Dr. Weber said she commonly sees patients who have been told by a physician that they have a lipoma, but the diagnosis needs to be confirmed in instances when “they didn’t have an image or the image was read inaccurately.” In the extremities, an MRI scan of a simple or atypical lipoma shows signal intensity on all sequences as identical to surrounding fat. “These benign lesions do not generally require a biopsy,” she said.
An apparent lipomatous lesion in the retroperitoneum “is a different story,” Dr. Weber said. “A retroperitoneal fat lesion might be a well-differentiated liposarcoma.”

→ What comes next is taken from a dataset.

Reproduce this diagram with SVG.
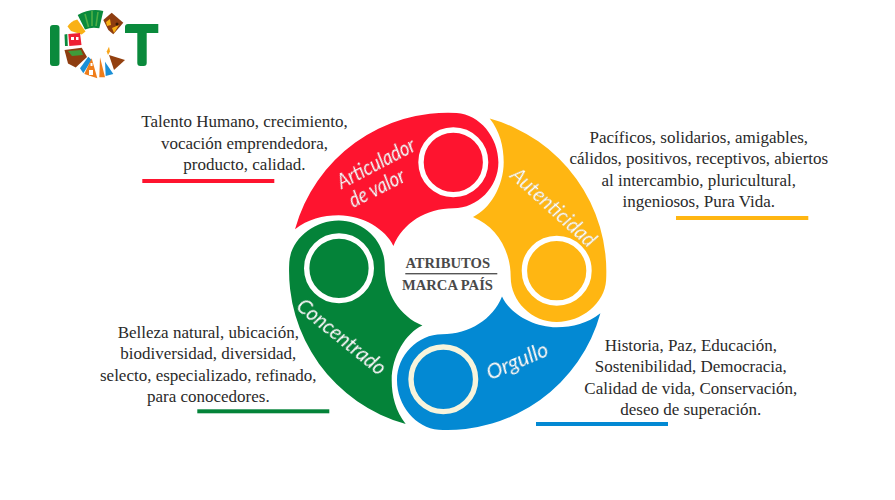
<svg xmlns="http://www.w3.org/2000/svg" width="895" height="500" viewBox="0 0 895 500">
<style>
.t{font-family:"Liberation Serif","Times New Roman",serif;font-size:17px;fill:#2a2a2a;text-anchor:middle}
.c{font-family:"Liberation Serif","Times New Roman",serif;font-size:14.6px;fill:#4a4a4a;text-anchor:middle;font-weight:bold}
.h{font-family:"Lato","Open Sans",sans-serif;font-style:italic;font-weight:400;font-size:21px;fill:#fff;text-anchor:middle;filter:drop-shadow(.8px .8px .6px rgba(0,0,0,.45))}
.ring{fill:none;stroke:#fff;stroke-width:5.400}
</style>
<defs>
<path id="petal" d="M-152.7-42A158.7 158.7 0 0 1 9-158.4C32-157 50.7-134 50.7-109C50.7-84 30-63 5.7-63C-22-63-45-48-54.3-25.3C-62-42-85-56-109-56C-125-56-140-52-152.7-42Z"/>
</defs>
<rect width="895" height="500" fill="#fff"/>
<g id="logo">
<rect x="50" y="25" width="9.500" height="41" rx="3" fill="#0a8a3c"/>
<path d="M125 27q0-3 3-3h30.300v9h-11.600v30q0 3-3 3h-3.400q-3 0-3-3v-30h-12.300z" fill="#0a8a3c"/>
<path d="M77.700 15Q90 8 103.300 11L99.300 28.300Q92 26.500 85 29.500Z" fill="#0a8a3c"/>
<path d="M85 14L88.500 27M92 11L92 26M98 12L96 26" stroke="#4fae46" stroke-width="1.600" fill="none"/>
<path d="M67.500 26.500Q71 21 77.300 19.500L85.500 31.500L81.700 34.500L71 31Z" fill="#f9b115"/>
<path d="M64.500 34.500L67.300 34L67.800 46L65 46Z" fill="#0a8a3c"/>
<path d="M68.300 34L80 33L81.500 45L69.300 46Z" fill="#ee2033"/>
<path d="M71 37h3v3h-3zM76 37h2.500v3h-2.500z" fill="#fff"/>
<path d="M64.500 50L81.700 47.700L87 57L75.700 67.500L68 63.500Z" fill="#8e3d10"/>
<path d="M68 51L81 50L83 55L72 56Z" fill="#3e9b3a"/>
<path d="M80 68.300L88.300 56.700L91.700 60L83.300 73.300Z" fill="#1a8fd6"/>
<path d="M84.300 74L91.700 58.300L97.300 78.300Z" fill="#ef7d1a"/>
<path d="M89 70h4v5h-4zM90.500 63h2v3h-2z" fill="#fff"/>
<path d="M99.300 77.300L100 57.300L105 77.300Z" fill="#ef7d1a"/>
<path d="M105.700 76L105 61.700L113.300 74Z" fill="#1a8fd6"/>
<path d="M109 55L125 60L114 70Z" fill="#93400f"/>
<path d="M106.700 51.500L109 46.700L110 51.500L108 55Z" fill="#f9a51a"/>
<path d="M103.300 20L111.700 12.700L123.300 22.700L113.300 34.300L108.300 30Z" fill="#8e3d10"/>
<path d="M106 22L110 19L111 25L107 26ZM112 28L119 25L114 33Z" fill="#f9b115"/>
<circle cx="117" cy="24" r="1.500" fill="#3a1a05"/>
</g>
<g id="articulador">
<use href="#petal" transform="translate(447.7 271.3)" fill="#fe142f"/>
<circle class="ring" cx="453.300" cy="162.300" r="32.300"/>
<text class="h" transform="translate(379.300 169.700) rotate(-27.500)" textLength="85" lengthAdjust="spacingAndGlyphs">Articulador</text>
<text class="h" transform="translate(380 194.500) rotate(-27)" textLength="60" lengthAdjust="spacingAndGlyphs">de valor</text>
</g>
<g id="autenticidad">
<use href="#petal" transform="translate(447.7 271.3) rotate(90)" fill="#ffb612"/>
<circle class="ring" cx="556.700" cy="270.700" r="32.300"/>
<text class="h" transform="translate(548.700 212.700) rotate(42)" textLength="107" lengthAdjust="spacingAndGlyphs">Autenticidad</text>
</g>
<g id="orgullo">
<use href="#petal" transform="translate(447.7 271.3) rotate(180)" fill="#0389d3"/>
<circle class="ring" style="stroke:#f7f4dc" cx="443.300" cy="379.300" r="32.300"/>
<text class="h" transform="translate(520 367.700) rotate(-23)" textLength="65" lengthAdjust="spacingAndGlyphs">Orgullo</text>
</g>
<g id="concentrado">
<use href="#petal" transform="translate(447.7 271.3) rotate(270)" fill="#048339"/>
<circle class="ring" cx="339" cy="268.300" r="32.300"/>
<text class="h" transform="translate(337 342.300) rotate(39)" textLength="108" lengthAdjust="spacingAndGlyphs">Concentrado</text>
</g>
<g id="centro">
<text class="c" x="447.700" y="267.700">ATRIBUTOS</text>
<rect x="405.300" y="273" width="92" height="1.400" fill="#555"/>
<text class="c" x="447.500" y="290.300">MARCA PAÍS</text>
</g>
<g id="texto-rojo">
<text class="t" x="244.500" y="127.300">Talento Humano, crecimiento,</text>
<text class="t" x="244.500" y="148.700">vocación emprendedora,</text>
<text class="t" x="244.500" y="170">producto, calidad.</text>
<rect x="142.300" y="179" width="132" height="4" fill="#fe142f"/>
</g>
<g id="texto-amarillo">
<text class="t" x="698.800" y="142.700">Pacíficos, solidarios, amigables,</text>
<text class="t" x="698.800" y="164.300">cálidos, positivos, receptivos, abiertos</text>
<text class="t" x="698.800" y="186">al intercambio, pluricultural,</text>
<text class="t" x="698.800" y="207.300">ingeniosos, Pura Vida.</text>
<rect x="676" y="216" width="132.300" height="4" fill="#ffb612"/>
</g>
<g id="texto-verde">
<text class="t" x="208.300" y="337.700">Belleza natural, ubicación,</text>
<text class="t" x="208.300" y="359">biodiversidad, diversidad,</text>
<text class="t" x="208.300" y="381">selecto, especializado, refinado,</text>
<text class="t" x="208.300" y="402.300">para conocedores.</text>
<rect x="197.300" y="409.300" width="132" height="4" fill="#048339"/>
</g>
<g id="texto-azul">
<text class="t" x="690.800" y="351">Historia, Paz, Educación,</text>
<text class="t" x="690.800" y="372.300">Sostenibilidad, Democracia,</text>
<text class="t" x="690.800" y="394">Calidad de vida, Conservación,</text>
<text class="t" x="690.800" y="415">deseo de superación.</text>
<rect x="536" y="422" width="132" height="4" fill="#0389d3"/>
</g>
</svg>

A suspected Baker cyst on an MRI scan without contrast may actually be a myxoid liposarcoma, as contrast is necessary to differentiate between cystic and solid lesions.
Dr. Weber said that an excisional biopsy, in which a lesion is “shelled out like a pea,” is acceptable “only if you are 100 percent sure that it is a benign lesion prior to surgery.” Excisional biopsy should not be performed on indeterminate lesions, which require preoperative biopsy.
In terms of biopsy method, Dr. Weber said open biopsy has the advantages of providing adequate tissue sampling for diagnosis and tissue for other studies or research protocols. Disadvantages include problems with incision placement and biopsy technique.
Image-guided needle biopsy has gained favor as an accurate and clinically useful technique that is efficient and cost-effective.
Specialty specifics
Dr. Weber concluded with a rundown of “mistakes to avoid, by specialty.” In the general orthopaedic setting, such errors could include excising a lipoma or cyst without imaging, or débriding an abscess without appropriate clinical or imaging confirmation.
Under adult reconstruction, Dr. Weber showed the case of a woman with a popliteal mass that was noted 1.5 years previously to be classified as a Baker cyst based on MRI without contrast. After it continued to grow, MRI with and without contrast and then needle biopsy revealed it to be myxoid liposarcoma. “Noncontrast MRI will not differentiate solid and cystic lesions with 100 percent accuracy,” Dr. Weber said.
In sports medicine, most pain symptoms are the result of injury. However, if symptoms persist despite conservative management, further workup and imaging should be performed.
In trauma cases, Dr. Weber advised, longstanding draining wounds may camouflage squamous cell carcinoma. “When there is a change in appearance with more hypertrophic tissue, you have to start worrying about transformation,” she said. “You need to biopsy the lesion.”
In pediatrics, an initial traumatic injury may lead to a mindset that an associated, persistent mass is related to the initial trauma, but it may be revealed by MRI and biopsy to be a coinciding malignant process.